Well, for starters, I cleaned my coffee maker -- for the first time in the six months I've had it. Like, really cleaned it, by running a vinegar-water mixture through twice then rinsing. I have no idea whether or not cleaning the maker has a net positive impact, but it really can't hurt.

Oh, also, I stopped at Peregrine Espresso on 14th St. on the way home last night and purchased some SUPERB Ethiopian coffee. I asked the fellow working the counter for something light and interesting, and this is what he gave me. I should have photographed the beans, I suppose. Oops.

Now, I regularly buy decent coffee, but I'm often a little lazy and careless -- I'll keep extra beans in the freezer (a no-no), grind more than I'm using in a given pot (nope), and kinda eyeball measurements (like most of my cooking). But armed with very good, fresh beans and a clean coffee maker, I ground fresh this morning and carefully aimed for one level-ish tablespoon for every 5.5 ounce "cup" delineated on my machine. What a difference these tweaks made.

That's right, I've got a Magic Bullet As Seen On TV.

The questions remain: Will I change my ways? Will I clean the pot, grind fresh, and always buy in small quantities? Will I make that extra effort in the morning to elevate my coffee from pleasurable to phenomenal?
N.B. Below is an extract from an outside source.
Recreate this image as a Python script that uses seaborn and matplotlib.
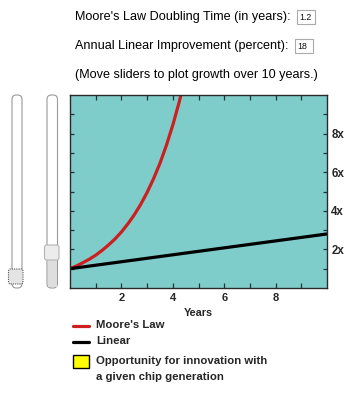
import numpy as np
import pandas as pd
import matplotlib
matplotlib.use("Agg")
import matplotlib.pyplot as plt
import seaborn as sns
from matplotlib.patches import Rectangle, FancyBboxPatch
from matplotlib.lines import Line2D

# ---- data ----
moore_years = [0, 0.25, 0.5, 0.75, 1.0, 1.25, 1.5, 1.75, 2.0, 2.25, 2.5, 2.75,
               3.0, 3.25, 3.5, 3.75, 4.0, 4.25, 4.5]
moore_growth = [1.00, 1.14, 1.31, 1.49, 1.70, 1.95, 2.23, 2.54, 2.90, 3.32, 3.79,
                4.33, 4.95, 5.66, 6.46, 7.39, 8.44, 9.64, 11.02]
linear_years = [0, 10]
linear_growth = [1.0, 2.8]
x_ticks = [2, 4, 6, 8]
y_ticks = [2, 4, 6, 8]
y_tick_labels = ["2x", "4x", "6x", "8x"]
doubling_time = "1.2"
linear_pct = "18"

sns.set_theme(style="ticks")
plt.rcParams["font.family"] = ["Liberation Sans", "DejaVu Sans"]

W, H = 355, 393
fig = plt.figure(figsize=(W / 100, H / 100), dpi=100)

def fx(px):
    return px / W

def fy(py):
    return 1 - py / H

ax = fig.add_axes([fx(70), fy(288), fx(327) - fx(70), fy(95) - fy(288)])
ax.set_facecolor("#7fcdca")

df_m = pd.DataFrame({"Years": moore_years, "Growth": moore_growth})
df_l = pd.DataFrame({"Years": linear_years, "Growth": linear_growth})
sns.lineplot(data=df_m, x="Years", y="Growth", ax=ax, color="#cc2020", lw=2.3)
sns.lineplot(data=df_l, x="Years", y="Growth", ax=ax, color="black", lw=2.3)

ax.set_xlim(0, 10)
ax.set_ylim(0, 10)
ax.set_xticks(x_ticks)
ax.set_xticks([1, 3, 5, 7, 9], minor=True)
ax.set_yticks(y_ticks)
ax.set_yticks([1, 3, 5, 7, 9], minor=True)
ax.set_yticklabels(y_tick_labels)
tick_col = "#1e3535"
ax.tick_params(axis="x", which="both", direction="in", top=True, bottom=True,
               length=3.8, width=0.9, color=tick_col, labelsize=8, pad=3.5)
ax.tick_params(axis="y", which="both", direction="in", left=True, right=True,
               labelleft=False, labelright=True, length=3, width=0.9,
               color=tick_col, labelsize=8.3, pad=3)
for lab in ax.get_xticklabels() + ax.get_yticklabels():
    lab.set_fontweight("bold")
ax.set_xlabel("Years", fontsize=7.8, fontweight="bold", labelpad=4)
ax.set_ylabel("")
for s in ax.spines.values():
    s.set_color("#2a2a2a")
    s.set_linewidth(1.0)

# ---- header texts ----
fs_head = 9.1
fig.text(fx(75), fy(17), "Moore's Law Doubling Time (in years):", fontsize=fs_head,
         va="center", ha="left", color="#000000")
fig.text(fx(75), fy(46), "Annual Linear Improvement (percent):", fontsize=fs_head,
         va="center", ha="left", color="#000000")
fig.text(fx(75), fy(75), "(Move sliders to plot growth over 10 years.)", fontsize=fs_head,
         va="center", ha="left", color="#000000")

for (x0, y0, x1, y1, txt) in [(297, 10, 315, 24, doubling_time), (295, 39, 313, 53, linear_pct)]:
    fig.add_artist(Rectangle((fx(x0), fy(y1)), fx(x1) - fx(x0), fy(y0) - fy(y1),
                             transform=fig.transFigure, facecolor="white",
                             edgecolor="#aaaaaa", lw=0.8))
    fig.text(fx(x0 + 2.5), fy((y0 + y1) / 2 + 0.5), txt, fontsize=6.3, va="center",
             ha="left", color="#111111")

# ---- sliders (decoration) ----
def track(x0, x1, y0, y1):
    fig.add_artist(FancyBboxPatch((fx(x0), fy(y1)), fx(x1) - fx(x0), fy(y0) - fy(y1),
                                  boxstyle="round,pad=0,rounding_size=0.012",
                                  transform=fig.transFigure, facecolor="white",
                                  edgecolor="#9a9a9a", lw=0.8))

track(12, 22, 95, 288)
track(47, 57.5, 95, 288)
# filled part of slider 2
fig.add_artist(Rectangle((fx(48), fy(287)), fx(56.5) - fx(48), fy(259) - fy(287),
                         transform=fig.transFigure, facecolor="#dedede",
                         edgecolor="none"))
# thumbs
fig.add_artist(FancyBboxPatch((fx(8.5), fy(284)), fx(23) - fx(8.5), fy(269) - fy(284),
                              boxstyle="round,pad=0,rounding_size=0.006",
                              transform=fig.transFigure, facecolor="#e4e4e4",
                              edgecolor="#555555", lw=0.8, ls=(0, (1, 1))))
fig.add_artist(FancyBboxPatch((fx(44.5), fy(260)), fx(59) - fx(44.5), fy(245) - fy(260),
                              boxstyle="round,pad=0,rounding_size=0.006",
                              transform=fig.transFigure, facecolor="#ececec",
                              edgecolor="#b5b5b5", lw=0.8))

# ---- legend (manual) ----
fs_leg = 8.2
fig.add_artist(Line2D([fx(73), fx(89)], [fy(325.5), fy(325.5)], color="#cc2020",
                      lw=2.3, transform=fig.transFigure))
fig.add_artist(Line2D([fx(73), fx(89)], [fy(341.5), fy(341.5)], color="black",
                      lw=2.3, transform=fig.transFigure))
fig.add_artist(Rectangle((fx(73), fy(368)), fx(89) - fx(73), fy(355) - fy(368),
                         transform=fig.transFigure, facecolor="#ffff00",
                         edgecolor="black", lw=1.0))
fig.text(fx(96), fy(325.5), "Moore's Law", fontsize=fs_leg, fontweight="bold",
         va="center", ha="left")
fig.text(fx(96), fy(341.5), "Linear", fontsize=fs_leg, fontweight="bold",
         va="center", ha="left")
fig.text(fx(96), fy(361.5), "Opportunity for innovation with", fontsize=fs_leg,
         fontweight="bold", va="center", ha="left")
fig.text(fx(96), fy(377), "a given chip generation", fontsize=fs_leg,
         fontweight="bold", va="center", ha="left")

fig.savefig("out.png", dpi=100, facecolor="white")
Stand by for a hostile takeover of Hungry Sam by Religion-Major Sam (Who is Also Hungry).

I think I will. My morning already possesses its ritual elements. I make the coffee, the omelet, and I prepare lunch, then I sit and watch TV or read or write. I relax into my day, rather than rush to meet it. Ritual imbues routine with a sense of intentionality and of transcendent reality; it can make my coffee into a hierophany (in Eliade's The Sacred and the Profane: the breakthrough of the sacred into the World) -- though that might be the caffeine speaking. Adding the morning coffee grind to my coffee-making procedure has already, in just one instance, improved not only the cup in my hands, but also grown my morning ritual in a new direction. And the best rituals seem to arrive from creative experimentation and combination -- just look at Christmas or Passover.

Anyways, it was a REALLY good cup of coffee. Washingtonians, definitely check out Peregrine. Those among you who brew in the morning, give a fresh grind of a new coffee a chance, and try it black. You may find, as I did, that a morning habit can become a morning treat.